[Items listed in a dataset]
══════════
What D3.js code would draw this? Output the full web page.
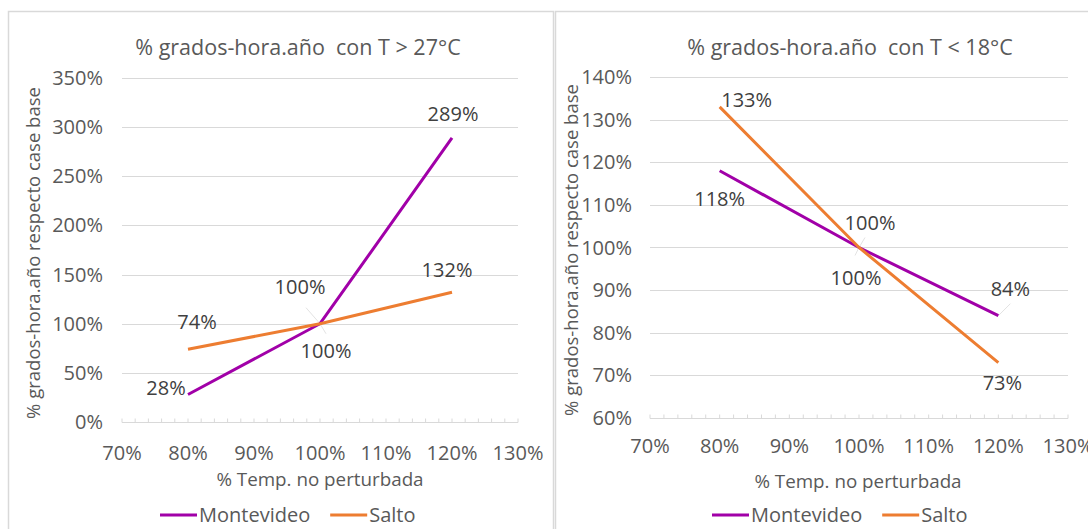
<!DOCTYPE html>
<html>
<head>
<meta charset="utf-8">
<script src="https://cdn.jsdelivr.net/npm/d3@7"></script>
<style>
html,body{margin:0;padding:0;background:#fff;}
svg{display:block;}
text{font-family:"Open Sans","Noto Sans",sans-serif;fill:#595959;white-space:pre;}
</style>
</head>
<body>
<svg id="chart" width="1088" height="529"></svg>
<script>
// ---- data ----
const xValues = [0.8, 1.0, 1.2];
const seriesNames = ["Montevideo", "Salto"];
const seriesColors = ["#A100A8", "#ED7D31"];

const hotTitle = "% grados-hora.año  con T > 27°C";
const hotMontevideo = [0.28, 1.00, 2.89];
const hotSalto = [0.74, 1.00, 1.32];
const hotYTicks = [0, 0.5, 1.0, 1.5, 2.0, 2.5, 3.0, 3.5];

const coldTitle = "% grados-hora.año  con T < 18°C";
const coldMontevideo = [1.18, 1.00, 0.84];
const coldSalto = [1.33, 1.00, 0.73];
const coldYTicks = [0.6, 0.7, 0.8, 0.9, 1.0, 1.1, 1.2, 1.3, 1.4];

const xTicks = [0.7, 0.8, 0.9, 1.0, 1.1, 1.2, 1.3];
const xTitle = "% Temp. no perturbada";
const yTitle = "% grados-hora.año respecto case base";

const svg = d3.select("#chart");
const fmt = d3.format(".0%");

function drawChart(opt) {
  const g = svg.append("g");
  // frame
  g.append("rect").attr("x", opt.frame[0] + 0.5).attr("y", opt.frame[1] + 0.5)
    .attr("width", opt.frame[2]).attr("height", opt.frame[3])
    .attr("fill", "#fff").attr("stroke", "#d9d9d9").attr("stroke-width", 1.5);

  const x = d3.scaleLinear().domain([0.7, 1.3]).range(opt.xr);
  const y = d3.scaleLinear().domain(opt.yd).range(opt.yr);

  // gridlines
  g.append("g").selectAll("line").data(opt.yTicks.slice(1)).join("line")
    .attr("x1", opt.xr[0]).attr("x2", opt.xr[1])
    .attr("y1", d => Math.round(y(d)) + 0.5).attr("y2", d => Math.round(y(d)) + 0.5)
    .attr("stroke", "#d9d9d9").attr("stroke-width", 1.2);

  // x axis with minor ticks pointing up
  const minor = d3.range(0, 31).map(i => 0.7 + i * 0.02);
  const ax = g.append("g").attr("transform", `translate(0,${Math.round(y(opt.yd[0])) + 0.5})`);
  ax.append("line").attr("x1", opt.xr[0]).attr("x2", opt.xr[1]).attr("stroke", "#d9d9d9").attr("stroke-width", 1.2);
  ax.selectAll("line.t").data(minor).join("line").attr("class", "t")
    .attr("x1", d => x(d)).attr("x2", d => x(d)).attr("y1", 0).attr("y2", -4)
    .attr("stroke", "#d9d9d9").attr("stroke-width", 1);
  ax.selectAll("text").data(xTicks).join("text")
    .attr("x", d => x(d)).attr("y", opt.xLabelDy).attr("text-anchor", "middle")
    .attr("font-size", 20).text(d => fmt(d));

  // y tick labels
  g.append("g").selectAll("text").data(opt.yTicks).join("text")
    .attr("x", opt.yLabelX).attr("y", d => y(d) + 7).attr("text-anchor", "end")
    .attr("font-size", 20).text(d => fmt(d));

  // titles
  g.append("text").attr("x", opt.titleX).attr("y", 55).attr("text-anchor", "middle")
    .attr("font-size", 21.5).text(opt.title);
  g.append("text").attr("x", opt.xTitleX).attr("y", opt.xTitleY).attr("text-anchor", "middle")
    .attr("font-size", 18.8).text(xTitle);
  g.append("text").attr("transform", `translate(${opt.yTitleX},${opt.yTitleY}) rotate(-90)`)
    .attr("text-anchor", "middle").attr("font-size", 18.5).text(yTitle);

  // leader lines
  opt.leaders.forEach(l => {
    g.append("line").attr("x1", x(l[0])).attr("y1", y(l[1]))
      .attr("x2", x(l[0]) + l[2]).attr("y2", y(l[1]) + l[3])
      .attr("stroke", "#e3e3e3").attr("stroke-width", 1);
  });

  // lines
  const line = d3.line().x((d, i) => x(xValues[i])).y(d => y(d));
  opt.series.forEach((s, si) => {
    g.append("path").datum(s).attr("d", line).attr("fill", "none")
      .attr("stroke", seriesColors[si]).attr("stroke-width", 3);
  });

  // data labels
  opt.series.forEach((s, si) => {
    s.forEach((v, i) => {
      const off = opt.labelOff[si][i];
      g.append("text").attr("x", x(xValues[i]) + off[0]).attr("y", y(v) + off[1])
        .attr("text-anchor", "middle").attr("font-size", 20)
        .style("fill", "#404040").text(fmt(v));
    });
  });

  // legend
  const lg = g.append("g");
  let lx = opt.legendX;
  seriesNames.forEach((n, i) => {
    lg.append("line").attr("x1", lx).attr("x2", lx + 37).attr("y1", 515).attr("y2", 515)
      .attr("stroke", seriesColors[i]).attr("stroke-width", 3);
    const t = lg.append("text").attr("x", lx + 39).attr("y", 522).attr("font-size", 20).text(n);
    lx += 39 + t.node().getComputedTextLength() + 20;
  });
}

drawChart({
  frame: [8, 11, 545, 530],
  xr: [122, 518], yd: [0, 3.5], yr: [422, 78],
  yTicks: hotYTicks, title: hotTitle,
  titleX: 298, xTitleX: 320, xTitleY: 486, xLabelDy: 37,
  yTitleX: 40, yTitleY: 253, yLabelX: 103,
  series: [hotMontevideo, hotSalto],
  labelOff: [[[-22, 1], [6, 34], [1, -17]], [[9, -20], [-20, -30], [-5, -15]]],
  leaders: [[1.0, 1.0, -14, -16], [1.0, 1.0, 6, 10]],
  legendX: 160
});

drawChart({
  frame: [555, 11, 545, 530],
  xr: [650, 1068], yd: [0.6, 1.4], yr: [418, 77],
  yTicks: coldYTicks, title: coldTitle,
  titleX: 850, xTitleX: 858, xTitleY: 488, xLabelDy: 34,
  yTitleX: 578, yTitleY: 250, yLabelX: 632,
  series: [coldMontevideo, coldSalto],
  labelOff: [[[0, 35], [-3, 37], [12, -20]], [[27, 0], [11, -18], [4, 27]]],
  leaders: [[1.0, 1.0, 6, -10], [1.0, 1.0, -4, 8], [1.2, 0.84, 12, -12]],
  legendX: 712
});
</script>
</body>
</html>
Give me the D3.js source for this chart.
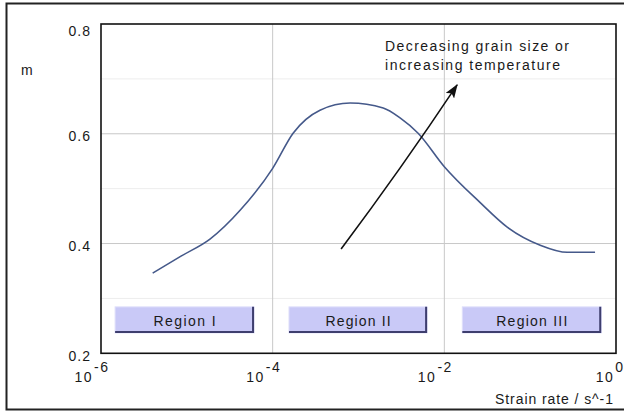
══════════
AIM OF THE EXERCISE = Repeat the material above word for word, please, apart from its images.

SOLUTION =
What D3.js code would draw this? Output the full web page.
<!DOCTYPE html>
<html>
<head>
<meta charset="utf-8">
<script src="https://cdn.jsdelivr.net/npm/d3@7"></script>
<style>
html,body{margin:0;padding:0;background:#fff;}
svg{display:block;}
text{font-family:"Open Sans","Noto Sans",sans-serif;fill:#595959;white-space:pre;}
</style>
</head>
<body>
<svg id="chart" width="1088" height="529"></svg>
<script>
// ---- data ----
const xValues = [0.8, 1.0, 1.2];
const seriesNames = ["Montevideo", "Salto"];
const seriesColors = ["#A100A8", "#ED7D31"];

const hotTitle = "% grados-hora.año  con T > 27°C";
const hotMontevideo = [0.28, 1.00, 2.89];
const hotSalto = [0.74, 1.00, 1.32];
const hotYTicks = [0, 0.5, 1.0, 1.5, 2.0, 2.5, 3.0, 3.5];

const coldTitle = "% grados-hora.año  con T < 18°C";
const coldMontevideo = [1.18, 1.00, 0.84];
const coldSalto = [1.33, 1.00, 0.73];
const coldYTicks = [0.6, 0.7, 0.8, 0.9, 1.0, 1.1, 1.2, 1.3, 1.4];

const xTicks = [0.7, 0.8, 0.9, 1.0, 1.1, 1.2, 1.3];
const xTitle = "% Temp. no perturbada";
const yTitle = "% grados-hora.año respecto case base";

const svg = d3.select("#chart");
const fmt = d3.format(".0%");

function drawChart(opt) {
  const g = svg.append("g");
  // frame
  g.append("rect").attr("x", opt.frame[0] + 0.5).attr("y", opt.frame[1] + 0.5)
    .attr("width", opt.frame[2]).attr("height", opt.frame[3])
    .attr("fill", "#fff").attr("stroke", "#d9d9d9").attr("stroke-width", 1.5);

  const x = d3.scaleLinear().domain([0.7, 1.3]).range(opt.xr);
  const y = d3.scaleLinear().domain(opt.yd).range(opt.yr);

  // gridlines
  g.append("g").selectAll("line").data(opt.yTicks.slice(1)).join("line")
    .attr("x1", opt.xr[0]).attr("x2", opt.xr[1])
    .attr("y1", d => Math.round(y(d)) + 0.5).attr("y2", d => Math.round(y(d)) + 0.5)
    .attr("stroke", "#d9d9d9").attr("stroke-width", 1.2);

  // x axis with minor ticks pointing up
  const minor = d3.range(0, 31).map(i => 0.7 + i * 0.02);
  const ax = g.append("g").attr("transform", `translate(0,${Math.round(y(opt.yd[0])) + 0.5})`);
  ax.append("line").attr("x1", opt.xr[0]).attr("x2", opt.xr[1]).attr("stroke", "#d9d9d9").attr("stroke-width", 1.2);
  ax.selectAll("line.t").data(minor).join("line").attr("class", "t")
    .attr("x1", d => x(d)).attr("x2", d => x(d)).attr("y1", 0).attr("y2", -4)
    .attr("stroke", "#d9d9d9").attr("stroke-width", 1);
  ax.selectAll("text").data(xTicks).join("text")
    .attr("x", d => x(d)).attr("y", opt.xLabelDy).attr("text-anchor", "middle")
    .attr("font-size", 20).text(d => fmt(d));

  // y tick labels
  g.append("g").selectAll("text").data(opt.yTicks).join("text")
    .attr("x", opt.yLabelX).attr("y", d => y(d) + 7).attr("text-anchor", "end")
    .attr("font-size", 20).text(d => fmt(d));

  // titles
  g.append("text").attr("x", opt.titleX).attr("y", 55).attr("text-anchor", "middle")
    .attr("font-size", 21.5).text(opt.title);
  g.append("text").attr("x", opt.xTitleX).attr("y", opt.xTitleY).attr("text-anchor", "middle")
    .attr("font-size", 18.8).text(xTitle);
  g.append("text").attr("transform", `translate(${opt.yTitleX},${opt.yTitleY}) rotate(-90)`)
    .attr("text-anchor", "middle").attr("font-size", 18.5).text(yTitle);

  // leader lines
  opt.leaders.forEach(l => {
    g.append("line").attr("x1", x(l[0])).attr("y1", y(l[1]))
      .attr("x2", x(l[0]) + l[2]).attr("y2", y(l[1]) + l[3])
      .attr("stroke", "#e3e3e3").attr("stroke-width", 1);
  });

  // lines
  const line = d3.line().x((d, i) => x(xValues[i])).y(d => y(d));
  opt.series.forEach((s, si) => {
    g.append("path").datum(s).attr("d", line).attr("fill", "none")
      .attr("stroke", seriesColors[si]).attr("stroke-width", 3);
  });

  // data labels
  opt.series.forEach((s, si) => {
    s.forEach((v, i) => {
      const off = opt.labelOff[si][i];
      g.append("text").attr("x", x(xValues[i]) + off[0]).attr("y", y(v) + off[1])
        .attr("text-anchor", "middle").attr("font-size", 20)
        .style("fill", "#404040").text(fmt(v));
    });
  });

  // legend
  const lg = g.append("g");
  let lx = opt.legendX;
  seriesNames.forEach((n, i) => {
    lg.append("line").attr("x1", lx).attr("x2", lx + 37).attr("y1", 515).attr("y2", 515)
      .attr("stroke", seriesColors[i]).attr("stroke-width", 3);
    const t = lg.append("text").attr("x", lx + 39).attr("y", 522).attr("font-size", 20).text(n);
    lx += 39 + t.node().getComputedTextLength() + 20;
  });
}

drawChart({
  frame: [8, 11, 545, 530],
  xr: [122, 518], yd: [0, 3.5], yr: [422, 78],
  yTicks: hotYTicks, title: hotTitle,
  titleX: 298, xTitleX: 320, xTitleY: 486, xLabelDy: 37,
  yTitleX: 40, yTitleY: 253, yLabelX: 103,
  series: [hotMontevideo, hotSalto],
  labelOff: [[[-22, 1], [6, 34], [1, -17]], [[9, -20], [-20, -30], [-5, -15]]],
  leaders: [[1.0, 1.0, -14, -16], [1.0, 1.0, 6, 10]],
  legendX: 160
});

drawChart({
  frame: [555, 11, 545, 530],
  xr: [650, 1068], yd: [0.6, 1.4], yr: [418, 77],
  yTicks: coldYTicks, title: coldTitle,
  titleX: 850, xTitleX: 858, xTitleY: 488, xLabelDy: 34,
  yTitleX: 578, yTitleY: 250, yLabelX: 632,
  series: [coldMontevideo, coldSalto],
  labelOff: [[[0, 35], [-3, 37], [12, -20]], [[27, 0], [11, -18], [4, 27]]],
  leaders: [[1.0, 1.0, 6, -10], [1.0, 1.0, -4, 8], [1.2, 0.84, 12, -12]],
  legendX: 712
});
</script>
</body>
</html>
Give me the D3.js source for this chart.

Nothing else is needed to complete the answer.